Code that draws figures:
════════

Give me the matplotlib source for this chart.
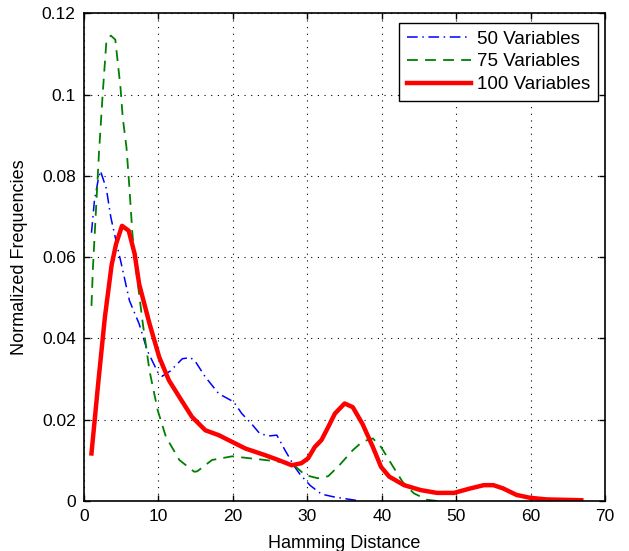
import matplotlib
matplotlib.use('Agg')
import matplotlib.pyplot as plt

plt.rcParams['font.family'] = ['Liberation Sans', 'DejaVu Sans']

# 50 variables (blue, dash-dot)
x50 = [1.0, 1.4, 1.9, 2.2, 2.5, 3.0, 3.6, 4.3, 5.0, 6.1, 7.4, 8.5, 9.9, 10.5, 11.6,
       13.2, 14.3, 15.0, 16.3, 18.1, 20.1, 21.2, 22.5, 23.6, 24.8, 25.9, 27.0, 28.3,
       29.0, 30.4, 31.9, 33.6, 35.0, 36.8]
y50 = [0.066, 0.074, 0.079, 0.0812, 0.0796, 0.0768, 0.0698, 0.064, 0.0584, 0.0493,
       0.0436, 0.037, 0.0317, 0.0307, 0.032, 0.035, 0.0353, 0.0342, 0.0305, 0.0264,
       0.0244, 0.0215, 0.019, 0.0166, 0.016, 0.0162, 0.0125, 0.0084, 0.0066, 0.0038,
       0.0017, 0.001, 0.0006, 0.0001]

# 75 variables (green, dashed)
x75 = [1.0, 1.2, 2.0, 2.5, 3.0, 3.6, 4.2, 4.9, 5.2, 5.7, 6.1, 6.5, 7.0, 7.9, 8.8,
       9.9, 11.0, 12.8, 14.8, 15.2, 17.2, 19.9, 24.3, 27.9, 29.7, 31.4, 32.8, 34.3,
       36.1, 37.4, 38.8, 39.9, 41.4, 42.8, 44.3, 46.1, 47.5]
y75 = [0.048, 0.0575, 0.0854, 0.100, 0.113, 0.1145, 0.1135, 0.1017, 0.0943, 0.087,
       0.077, 0.0657, 0.0567, 0.0436, 0.032, 0.0223, 0.0158, 0.0101, 0.0072, 0.0073,
       0.0101, 0.011, 0.0101, 0.0093, 0.0064, 0.0056, 0.0061, 0.0088, 0.0125, 0.0146,
       0.0154, 0.0133, 0.0088, 0.0047, 0.0019, 0.0003, 0.0]

# 100 variables (red, solid)
x100 = [1.0, 1.9, 2.8, 3.7, 4.3, 5.1, 6.0, 6.8, 7.4, 8.8, 10.1, 11.4, 12.8, 14.5,
        16.3, 18.1, 19.4, 21.7, 24.3, 26.1, 27.9, 29.2, 30.1, 31.0, 31.9, 32.8, 33.7,
        35.0, 36.1, 37.4, 38.8, 39.9, 41.0, 43.0, 45.2, 47.4, 49.7, 51.9, 53.7, 55.0,
        56.3, 58.1, 59.9, 62.1, 66.8]
y100 = [0.0117, 0.0289, 0.0452, 0.058, 0.0632, 0.0677, 0.0665, 0.0608, 0.0534, 0.0436,
        0.0354, 0.0297, 0.0256, 0.0207, 0.0174, 0.0162, 0.015, 0.0129, 0.0113, 0.0101,
        0.0088, 0.0093, 0.0105, 0.0133, 0.015, 0.0182, 0.0215, 0.024, 0.0231, 0.019,
        0.0133, 0.0084, 0.006, 0.0039, 0.0027, 0.002, 0.002, 0.0031, 0.0039, 0.0039,
        0.0031, 0.0015, 0.0008, 0.0004, 0.0002]

fig = plt.figure(figsize=(6.29, 5.51), dpi=100)
ax = fig.add_axes([0.1336, 0.0907, 0.8284, 0.8853])

ax.plot(x50, y50, color='#0000ff', linewidth=1.1, dashes=(7, 3, 1, 3),
        label='50 Variables')
ax.plot(x75, y75, color='#008000', linewidth=1.3, dashes=(6, 4),
        label='75 Variables')
ax.plot(x100, y100, color='#ff0000', linestyle='-', linewidth=3.2, label='100 Variables')

ax.set_xlim(0, 70)
ax.set_ylim(0, 0.12)
ax.set_xticks(range(0, 71, 10))
ax.set_yticks([0, 0.02, 0.04, 0.06, 0.08, 0.1, 0.12])
ax.set_yticklabels(['0', '0.02', '0.04', '0.06', '0.08', '0.1', '0.12'])
ax.tick_params(direction='in', length=4, labelsize=12.5, top=True, right=True,
               width=1, pad=6)
ax.grid(True, color='black', linestyle=(0, (1, 5)), linewidth=0.8)
for s in ax.spines.values():
    s.set_linewidth(1.2)

ax.set_xlabel('Hamming Distance', fontsize=13, labelpad=8)
ax.set_ylabel('Normalized Frequencies', fontsize=13, labelpad=10)

leg = ax.legend(loc='upper right', bbox_to_anchor=(598 / 629, 1 - 23 / 551),
                bbox_transform=fig.transFigure, borderaxespad=0,
                fontsize=13.5, fancybox=False, framealpha=1,
                edgecolor='black', handlelength=3.4, borderpad=0.4,
                labelspacing=0.3, handletextpad=0.35)
leg.get_frame().set_linewidth(1.0)

fig.savefig('out.png', dpi=100)
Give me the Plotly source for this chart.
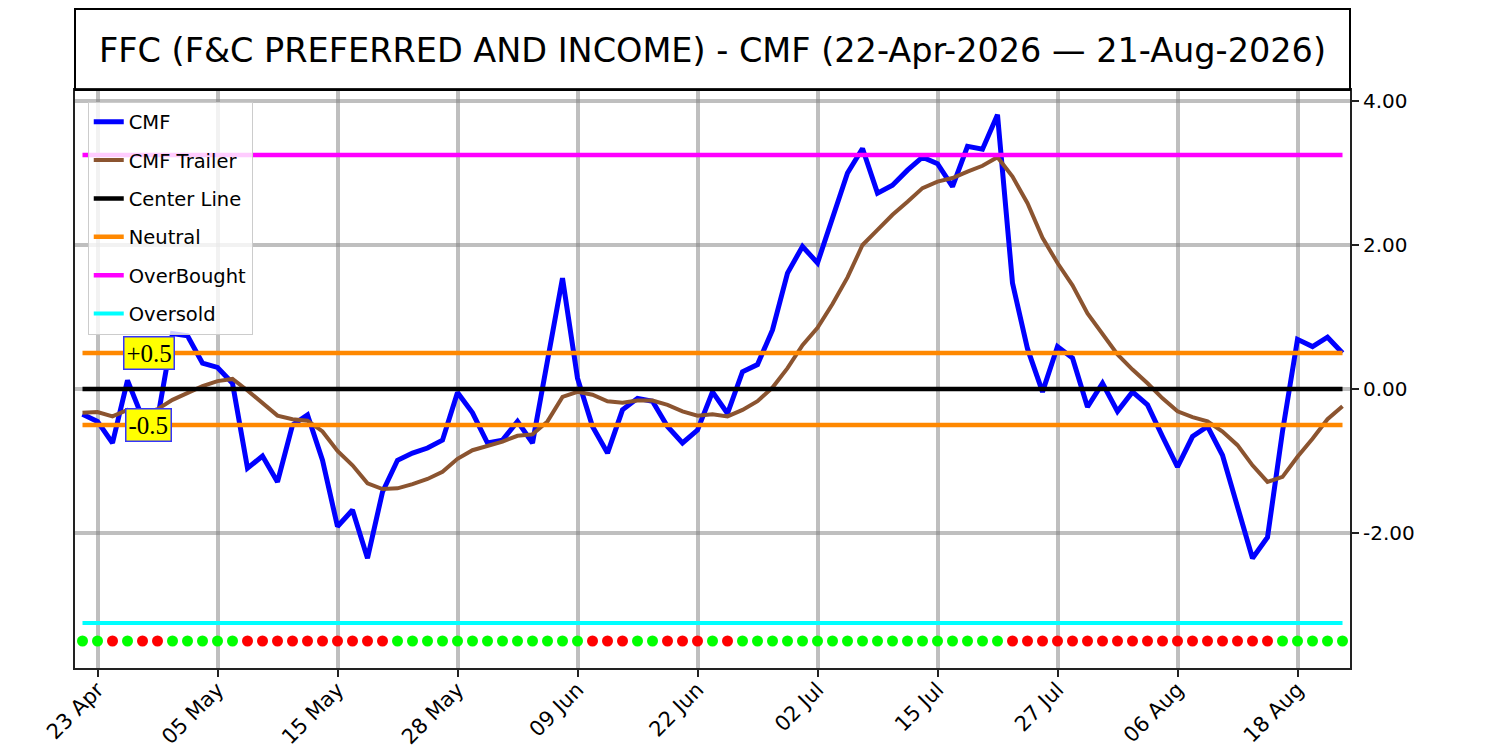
"""CMF chart for FFC (F&C Preferred and Income), 22-Apr-2026 .. 21-Aug-2026."""
import pandas as pd
import plotly.graph_objects as go

# trading days (NYSE calendar, holidays skipped)
HOLIDAYS = ["2026-05-25", "2026-06-19", "2026-07-03"]
dates = pd.bdate_range("2026-04-22", "2026-08-21", freq="C", holidays=HOLIDAYS)
days = [d.strftime("%Y-%m-%d") for d in dates]

cmf = [
    -0.35, -0.45, -0.75, 0.12, -0.40, -0.42, 0.77, 0.74, 0.36, 0.30,
    0.08, -1.10, -0.93, -1.29, -0.50, -0.36, -0.99, -1.91, -1.68, -2.35,
    -1.43, -0.99, -0.89, -0.82, -0.71, -0.05, -0.33, -0.75, -0.71, -0.45,
    -0.75, 0.40, 1.54, 0.15, -0.52, -0.89, -0.29, -0.13, -0.17, -0.52,
    -0.75, -0.57, -0.04, -0.34, 0.24, 0.34, 0.82, 1.61, 1.98, 1.75,
    2.39, 3.00, 3.34, 2.72, 2.83, 3.04, 3.22, 3.13, 2.81, 3.37,
    3.33, 3.81, 1.47, 0.56, -0.04, 0.59, 0.43, -0.25, 0.08, -0.31,
    -0.04, -0.22, -0.66, -1.08, -0.66, -0.52, -0.92, -1.63, -2.35, -2.06,
    -0.59, 0.69, 0.59, 0.72, 0.50,
]
cmf_trailer = [
    -0.33, -0.32, -0.38, -0.29, -0.35, -0.28, -0.15, -0.05, 0.04, 0.11,
    0.14, -0.02, -0.20, -0.37, -0.42, -0.44, -0.59, -0.86, -1.06, -1.31,
    -1.39, -1.38, -1.32, -1.25, -1.15, -0.97, -0.85, -0.79, -0.73, -0.65,
    -0.63, -0.45, -0.11, -0.04, -0.08, -0.17, -0.19, -0.16, -0.16, -0.22,
    -0.31, -0.37, -0.35, -0.38, -0.29, -0.17, 0.02, 0.29, 0.61, 0.85,
    1.18, 1.55, 2.00, 2.21, 2.42, 2.60, 2.79, 2.88, 2.93, 3.02,
    3.10, 3.22, 2.95, 2.58, 2.10, 1.75, 1.44, 1.05, 0.77, 0.48,
    0.27, 0.08, -0.13, -0.31, -0.39, -0.45, -0.59, -0.78, -1.06, -1.29,
    -1.22, -0.94, -0.69, -0.42, -0.24,
]
# G = bullish dot, R = bearish dot
signals = (
    "GGRGRRGGGGG" "RRRRRRRRRR" "GGGGGGGGGGGGG" "RRR" "GG" "RRR" "G" "R"
    "GGGGGGGGGGGGGGGGGG" "RRRRRRRRRRRRRRRRRR" "GGGGG"
)

CENTER = 0.0
NEUTRAL = 0.5
OVERBOUGHT = 3.25
OVERSOLD = -3.25
SIGNAL_LEVEL = -3.5

tick_days = ["2026-04-23", "2026-05-05", "2026-05-15", "2026-05-28", "2026-06-09",
             "2026-06-22", "2026-07-02", "2026-07-15", "2026-07-27", "2026-08-06",
             "2026-08-18"]
tick_text = [pd.Timestamp(d).strftime("%d %b") for d in tick_days]
y_ticks = [-2, 0, 2, 4]
y_tick_text = [f"{v:.2f}" for v in y_ticks]  # plain hyphen, not unicode minus

ends = [days[0], days[-1]]


def hline(y, name, color, width, show=True):
    return go.Scatter(x=ends, y=[y, y], mode="lines", name=name,
                      line=dict(color=color, width=width),
                      showlegend=show, legendgroup=name, hoverinfo="skip")


fig = go.Figure()
fig.add_trace(go.Scatter(x=days, y=cmf, mode="lines", name="CMF",
                         line=dict(color="#0000ff", width=5)))
fig.add_trace(go.Scatter(x=days, y=cmf_trailer, mode="lines", name="CMF Trailer",
                         line=dict(color="#8b5430", width=4)))
fig.add_trace(hline(CENTER, "Center Line", "#000000", 4.5))
fig.add_trace(hline(NEUTRAL, "Neutral", "#ff8800", 4.5))
fig.add_trace(hline(-NEUTRAL, "Neutral", "#ff8800", 4.5, show=False))
fig.add_trace(hline(OVERBOUGHT, "OverBought", "#ff00ff", 4.5))
fig.add_trace(hline(OVERSOLD, "Oversold", "#00ffff", 4))
fig.add_trace(go.Scatter(
    x=days, y=[SIGNAL_LEVEL] * len(days), mode="markers", showlegend=False,
    marker=dict(size=11, color=["#00ff00" if s == "G" else "#ff0000" for s in signals]),
))

label_box = dict(showarrow=False, font=dict(family="Liberation Serif", size=25, color="black"),
                 bgcolor="#ffff00", bordercolor="#3333ff", borderwidth=1.5, borderpad=2,
                 xref="x", yref="y")
fig.add_annotation(x=4.4, y=NEUTRAL, text="+0.5", **label_box)
fig.add_annotation(x=4.4, y=-NEUTRAL, text="-0.5", **label_box)

# framed title box above the plot area
fig.add_shape(type="rect", xref="paper", yref="paper", x0=0, x1=1, y0=1, y1=1.14,
              line=dict(color="black", width=2))

grid = "rgba(128,128,128,0.5)"
fig.update_layout(
    width=1484, height=742,
    margin=dict(l=67, r=142, t=82, b=82),
    paper_bgcolor="white", plot_bgcolor="white",
    font=dict(family="DejaVu Sans", color="black"),
    title=dict(text="FFC (F&C PREFERRED AND INCOME) - CMF (22-Apr-2026 — 21-Aug-2026)",
               x=0.5, xref="paper", y=1 - 42 / 742, yanchor="middle",
               font=dict(size=33.5, color="black")),
    legend=dict(x=0.01, y=0.98, xanchor="left", yanchor="top", itemwidth=30,
                bgcolor="rgba(255,255,255,0.8)", bordercolor="#cccccc", borderwidth=1,
                font=dict(size=19.5)),
    xaxis=dict(type="category", range=[-0.5, len(days) - 0.5], automargin=False,
               tickmode="array", tickvals=tick_days, ticktext=tick_text,
               tickangle=-45, tickfont=dict(size=21), ticklabelstandoff=-8,
               ticks="outside", ticklen=7, tickwidth=2, tickcolor="#222",
               showgrid=True, gridcolor=grid, gridwidth=4,
               showline=True, linecolor="#222", linewidth=2, mirror=True, zeroline=False),
    yaxis=dict(side="right", range=[-3.875, 4.153], automargin=False,
               tickmode="array", tickvals=y_ticks, ticktext=y_tick_text,
               tickfont=dict(size=20),
               ticks="outside", ticklen=7, tickwidth=2, tickcolor="#222",
               showgrid=True, gridcolor=grid, gridwidth=4,
               showline=True, linecolor="#222", linewidth=2, mirror=True, zeroline=False),
)

fig.write_html("out.html")
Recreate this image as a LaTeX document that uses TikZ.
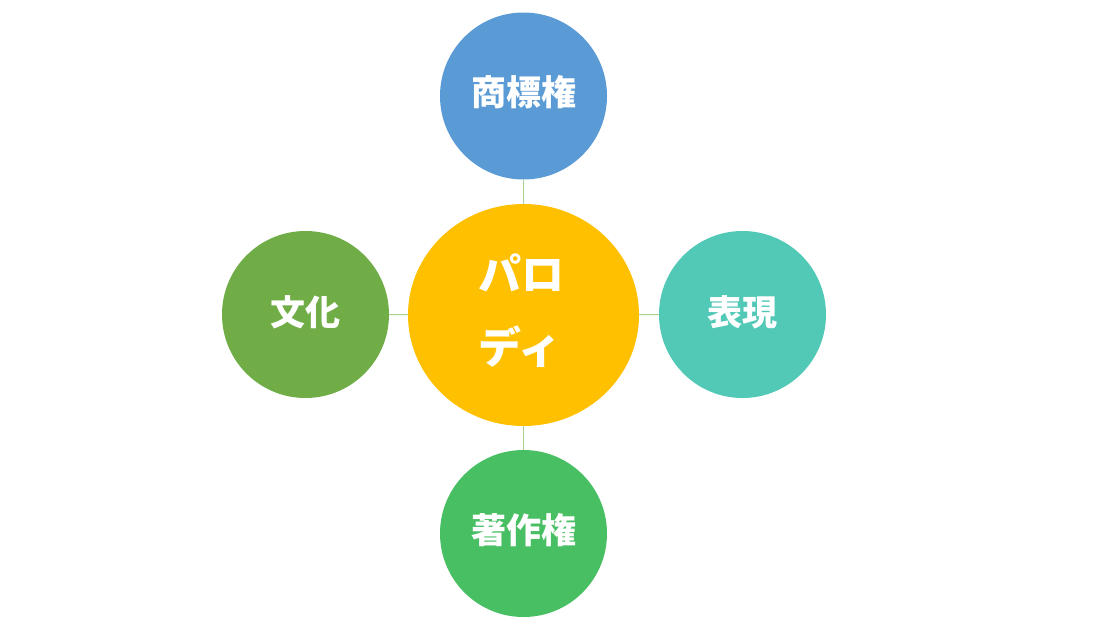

════════

Exercise objective:
Please give again the entries word for word, starting at the first line and ending with the line that contains "0.0017, 0.001, 0.0006, 0.0001]"; include both of those lines but none of the pictures.

Task solution:
Give me the matplotlib source for this chart.
import matplotlib
matplotlib.use('Agg')
import matplotlib.pyplot as plt

plt.rcParams['font.family'] = ['Liberation Sans', 'DejaVu Sans']

# 50 variables (blue, dash-dot)
x50 = [1.0, 1.4, 1.9, 2.2, 2.5, 3.0, 3.6, 4.3, 5.0, 6.1, 7.4, 8.5, 9.9, 10.5, 11.6,
       13.2, 14.3, 15.0, 16.3, 18.1, 20.1, 21.2, 22.5, 23.6, 24.8, 25.9, 27.0, 28.3,
       29.0, 30.4, 31.9, 33.6, 35.0, 36.8]
y50 = [0.066, 0.074, 0.079, 0.0812, 0.0796, 0.0768, 0.0698, 0.064, 0.0584, 0.0493,
       0.0436, 0.037, 0.0317, 0.0307, 0.032, 0.035, 0.0353, 0.0342, 0.0305, 0.0264,
       0.0244, 0.0215, 0.019, 0.0166, 0.016, 0.0162, 0.0125, 0.0084, 0.0066, 0.0038,
       0.0017, 0.001, 0.0006, 0.0001]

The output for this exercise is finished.